Once in awhile, you get a sense of satisfaction at a job well-done. Not a pompous chest pounding, but just a little voice inside that says "Yeah, that's it!" Of course, reviewers come along soon enough and put you in your place (some rightfully so, some for their own chest-pounding satisfaction). So I'm rather pleased with my latest writing foray and curious to see what others think. I wrote the first of the adventures of Italo and Vincenzo in a flurry. "Cloaks of Vermin and Fish" took around two months from idea conception to finish, which is pretty darned quick for me, as it is a novella, and I am notoriously slow with longer works (real job and life tend to get in the way of my precious writing time).

In all honesty, I can't remember much more about the genesis of the story than a thought I had that, if I were to try to pull the perfect heist, I would need a twin.

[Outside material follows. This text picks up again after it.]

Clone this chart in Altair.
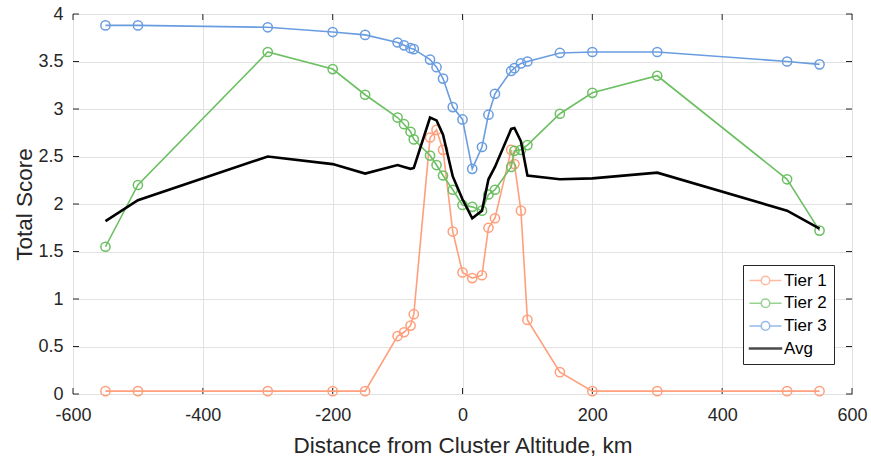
import altair as alt
import pandas as pd

# Distance from cluster altitude (km) and scores per tier
distance_km = [-550, -500, -300, -200, -150, -100, -90, -80, -75, -50, -40, -30, -15, 0,
               15, 30, 40, 50, 75, 80, 90, 100, 150, 200, 300, 500, 550]
tier1 = [0.03, 0.03, 0.03, 0.03, 0.03, 0.61, 0.65, 0.72, 0.84, 2.70, 2.78, 2.57, 1.71, 1.28,
         1.22, 1.25, 1.75, 1.85, 2.57, 2.42, 1.93, 0.78, 0.23, 0.03, 0.03, 0.03, 0.03]
tier2 = [1.55, 2.20, 3.60, 3.42, 3.15, 2.91, 2.84, 2.76, 2.68, 2.51, 2.41, 2.30, 2.15, 1.99,
         1.97, 1.93, 2.10, 2.15, 2.39, 2.56, 2.57, 2.62, 2.95, 3.17, 3.35, 2.26, 1.72]
tier3 = [3.88, 3.88, 3.86, 3.81, 3.78, 3.70, 3.67, 3.64, 3.63, 3.52, 3.44, 3.32, 3.02, 2.89,
         2.37, 2.60, 2.94, 3.16, 3.40, 3.43, 3.48, 3.50, 3.59, 3.60, 3.60, 3.50, 3.47]
avg = [1.82, 2.04, 2.50, 2.42, 2.32, 2.41, 2.39, 2.37, 2.38, 2.91, 2.88, 2.73, 2.29, 2.05,
       1.85, 1.93, 2.26, 2.39, 2.79, 2.80, 2.66, 2.30, 2.26, 2.27, 2.33, 1.93, 1.74]

series_names = ["Tier 1", "Tier 2", "Tier 3", "Avg"]
series_colors = ["#FF9F7C", "#6CBF62", "#6A9DE0", "#000000"]

x_ticks = [-600, -400, -200, 0, 200, 400, 600]
y_ticks = [0, 0.5, 1, 1.5, 2, 2.5, 3, 3.5, 4]

W, H = 779, 380
FONT = "Liberation Sans"
INK = "#262626"

rows = []
for name, vals in zip(series_names, [tier1, tier2, tier3, avg]):
    for d, v in zip(distance_km, vals):
        rows.append({"distance": d, "score": v, "series": name})
df = pd.DataFrame(rows)

x_scale = alt.Scale(domain=[-600, 600], nice=False, zero=False)
y_scale = alt.Scale(domain=[0, 4], nice=False, zero=False)

x_axis = alt.Axis(values=x_ticks, title="Distance from Cluster Altitude, km", ticks=False,
                  domain=False, grid=True, labelPadding=12, titlePadding=10, labelFlush=False,
                  labelExpr="toString(datum.value)")
y_axis = alt.Axis(values=y_ticks, title="Total Score", ticks=False, domain=False, grid=True,
                  labelPadding=10, titlePadding=1, labelFlush=False,
                  labelExpr="toString(datum.value)")

x_enc = alt.X("distance:Q", scale=x_scale, axis=x_axis)
y_enc = alt.Y("score:Q", scale=y_scale, axis=y_axis)

base = alt.Chart(df)
layers = []

# Inward tick marks on all four sides of the box (shared scales and axes)
xt = alt.Chart(pd.DataFrame({"distance": x_ticks}))
yt = alt.Chart(pd.DataFrame({"score": y_ticks}))
layers.append(xt.mark_rule(color=INK, strokeWidth=1).encode(x=x_enc, y=alt.value(H), y2=alt.value(H - 6)))
layers.append(xt.mark_rule(color=INK, strokeWidth=1).encode(x=x_enc, y=alt.value(0), y2=alt.value(6)))
layers.append(yt.mark_rule(color=INK, strokeWidth=1).encode(y=y_enc, x=alt.value(0), x2=alt.value(6)))
layers.append(yt.mark_rule(color=INK, strokeWidth=1).encode(y=y_enc, x=alt.value(W), x2=alt.value(W - 6)))

for name, color in zip(series_names[:3], series_colors[:3]):
    sub = base.transform_filter(alt.datum.series == name)
    layers.append(sub.mark_line(color=color, strokeWidth=1.6).encode(x=x_enc, y=y_enc))
    layers.append(sub.mark_point(color=color, filled=False, size=85, strokeWidth=1.5,
                                 opacity=1).encode(x=x_enc, y=y_enc))

layers.append(base.transform_filter(alt.datum.series == "Avg")
              .mark_line(color="#000000", strokeWidth=2.6).encode(x=x_enc, y=y_enc))

# Legend symbols: short line with an open circle, plain thick line for the average
tier_sym = "M-3.2,0H-0.86M0.86,0H3.2M-0.86,0A0.86,0.86,0,1,0,0.86,0A0.86,0.86,0,1,0,-0.86,0"
avg_sym = "M-3.2,-0.1H3.2V0.1H-3.2Z"
legend_layer = base.transform_filter("false").mark_point(filled=False, strokeWidth=1.5).encode(
    color=alt.Color("series:N", scale=alt.Scale(domain=series_names, range=series_colors),
                    legend=alt.Legend(title=None, orient="none", legendX=670, legendY=251,
                                      padding=7, fillColor="white", strokeColor=INK,
                                      labelFont=FONT, labelFontSize=17, labelColor="#000000",
                                      symbolSize=100, symbolStrokeWidth=1.5, symbolOffset=7,
                                      labelOffset=10, rowPadding=4.7)),
    shape=alt.Shape("series:N", scale=alt.Scale(domain=series_names,
                                                 range=[tier_sym, tier_sym, tier_sym, avg_sym])),
)
layers.append(legend_layer)

chart = alt.layer(*layers).properties(
    width=W, height=H,
    autosize=alt.AutoSizeParams(type="none"),
    padding={"left": 73, "top": 14, "right": 19, "bottom": 62},
    background="white",
).configure_view(
    stroke=INK, strokeWidth=1,
).configure_axis(
    labelFont=FONT, labelFontSize=18, labelColor=INK,
    titleFont=FONT, titleFontSize=22.5, titleColor=INK, titleFontWeight="normal",
    gridColor="#E2E2E2", gridWidth=1,
)

chart.save("out.html", embed_options={"renderer": "svg", "actions": False})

But then I though, what if both of us were just plain stupid? From there my mind jumped to Venice, a magic bottle embedded with blinking eyes (yes, I think of these things while out running), a wizard living in a tower, a feud between the Assassins' Guild and the Thieves' Guild, the Cthulhoid god Dagon, and an old, dead grandmother.

As always happens with good bouts of inspiration, I could hardly read my notes after I emerged from my fever-dream of an outline. Doing the character sketches was where things really started to come together, where an over-riding voice emerged. When I had completed the sketches for Italo and Vincenzo I knew I had hit on some special people. And not just "special" in terms of their abilities or intelligence. I've written two Italo and Vincenzo pieces now, "Cloaks of Vermin and Fish" and (soon to be published, I promise) "The Shadow of the Doppelganger".

I think this is the beginning of what might be a long working relationship. I'm intrigued by these two and, besides, it's pretty easy to get your way when you're surrounded by simpletons. Besides, Italo and Vincenzo have one thing on their side: dumb luck. And as has been said before, "It's better to be lucky than good."